Les militaires juifs ressentirent d’autres fardeaux subtils et moins subtils lorsqu’il s’agissait d’observer leur foi religieuse personnelle. Bien qu’il y ait finalement eu 16 rabbins parmi les aumôniers de l’Armée canadienne, les services religieux hebdomadaires catholiques et protestants du dimanche étaient les seules options dans de nombreuses bases et parfois, les Juifs subissaient aussi des pressions de la part de leurs supérieurs pour y assister ou étaient punis pour avoir refusé d’y assister. L’obtention d’un congé pour les principales fêtes juives ou pour célébrer d’une autre façon ces événements spéciaux constituait un autre défi au début de la guerre, mais en 1943, des permissions spéciales étaient souvent accordées pour permettre aux militaires juifs de bien les observer, soit sur la base, soit dans les synagogues voisines.

Dans la mesure du possible, les aumôniers et les militaires juifs organisaient des funérailles respectant la religion des personnes décédées. Les pierres tombales des Juifs militaires étaient marquées différemment de celles de leurs camarades non-juifs dans les cimetières au pays et à l’étranger. Qu’il s’agisse de tombes individuelles de Canadiens juifs enterrés dans des endroits éloignés comme le Ghana et le Soudan, ou de petits groupes rassemblés dans de vastes cimetières de guerre canadiens comme Bény-sur-Mer près de Juno Beach et Cassino en Italie, la plupart de celles-ci étaient gravées avec l’étoile de David (bien que plusieurs hommes juifs aient été enterrés sous une croix par erreur). De plus, les pierres tombales comportaient typiquement un passage hébraïque au bas, signifiant : « Que leurs âmes entrent à tout jamais dans la vie éternelle ».

Ben Dunkelman (à gauche) à Toronto pendant la guerre.
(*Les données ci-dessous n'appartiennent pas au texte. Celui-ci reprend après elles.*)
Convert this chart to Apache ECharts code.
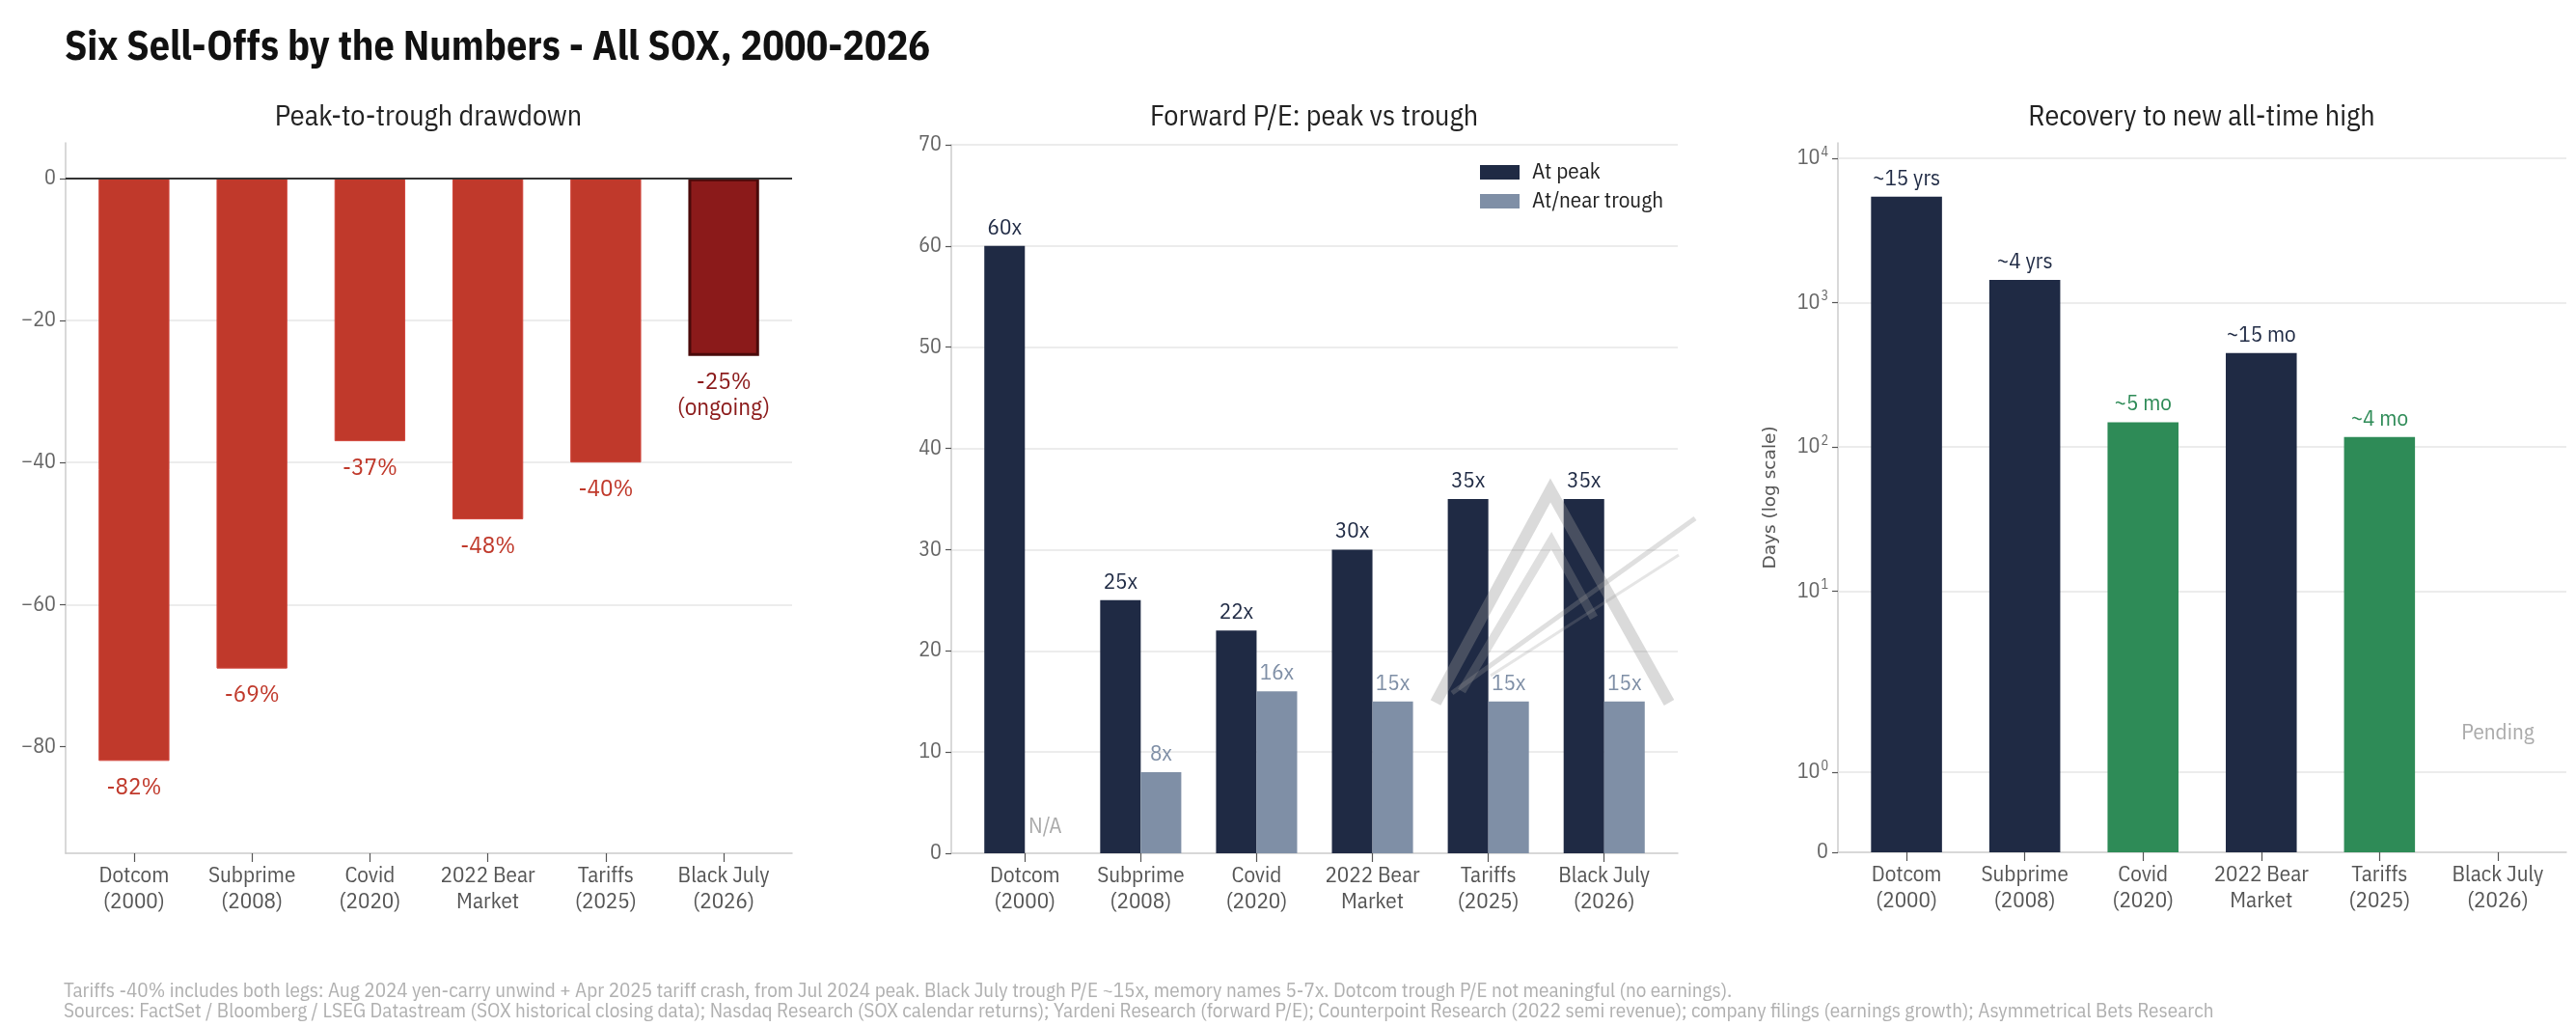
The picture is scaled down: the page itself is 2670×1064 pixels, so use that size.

Photo : Ontario Jewish Archives

Ben Dunkelman (à gauche) à Toronto pendant la guerre.
Photo : Ontario Jewish Archives

Un autre défi plus logistique auquel les membres du service juif devaient faire face était d’essayer de suivre un régime casher. En effet, de nombreux vétérans juifs de la Seconde Guerre mondiale ont parlé des choix difficiles que cela impliquait. Bien que l’Armée n’eut pas fait grand-chose pour accommoder ces restrictions alimentaires, la communauté juive canadienne compléta leurs ravitaillements en envoyant des paniers de nourriture occasionnels et des repas faits maison dans les synagogues. De Vancouver à Halifax, les communautés juives locales avaient également à leur charge des clubs ou des cantines pour les militaires juifs où ceux-ci pouvaient se procurer un repas casher, et où les aumôniers juifs distribuaient de la nourriture comme du matzah (pain sans levain) aux troupes du front, surtout pendant les fêtes religieuses comme Pessah. Alors que de nombreux Juifs évitaient du mieux qu’ils le pouvaient les offrandes non casher, certains en venaient à accepter la dure réalité qu’ils devaient enfreindre les règles ou souffrir de famine dans une armée où le porc était fréquemment au menu.

Au sens plus large, l’expérience militaire des militaires juifs reflétait en grande partie celle de leurs camarades non juifs, mais les croyances tordues de l’ennemi qu’ils combattaient signifiaient qu’ils avaient un fardeau supplémentaire à prendre en considération : que se passerait-il s’ils se faisaient capturer? L’ampleur de la politique odieuse de l’Allemagne nazie contre les Juifs était bien connue lors du débarquement des Alliés en Normandie, et les Canadiens de cette confession étaient, à juste titre, très inquiets du traitement qu’ils subiraient s’ils étaient faits prisonniers de guerre. Naturellement, certaines recrues choisirent de ne pas indiquer qu’elles étaient juives pendant le processus d’enrôlement afin qu’il soit plus difficile pour les ravisseurs potentiels de connaître leurs racines. D’autres décidèrent de changer leur nom, comme George Holidenke de Montréal qui s’enrôla sous le nom de George Holden, tandis que d’autres, comme Saul Shusterman de Toronto, jetèrent carrément leur plaque d’identité (communément appelée médaille d’identité) indiquant leur religion avant leur capture.

Il ne s’agissait là non pas d’une situation hypothétique; on estime que 85 militaires juifs canadiens furent faits prisonniers de guerre pendant le conflit. Ils faisaient souvent de leur mieux pour garder leur religion secrète, mais certains, dans un acte de fierté et de défi, en informaient même directement les gardes de leur camp. Parfois, leurs compagnons de guerre non juifs intervenaient pour empêcher leurs compagnons de couchette juifs d’être séparés et d’être potentiellement envoyés dans des camps de concentration.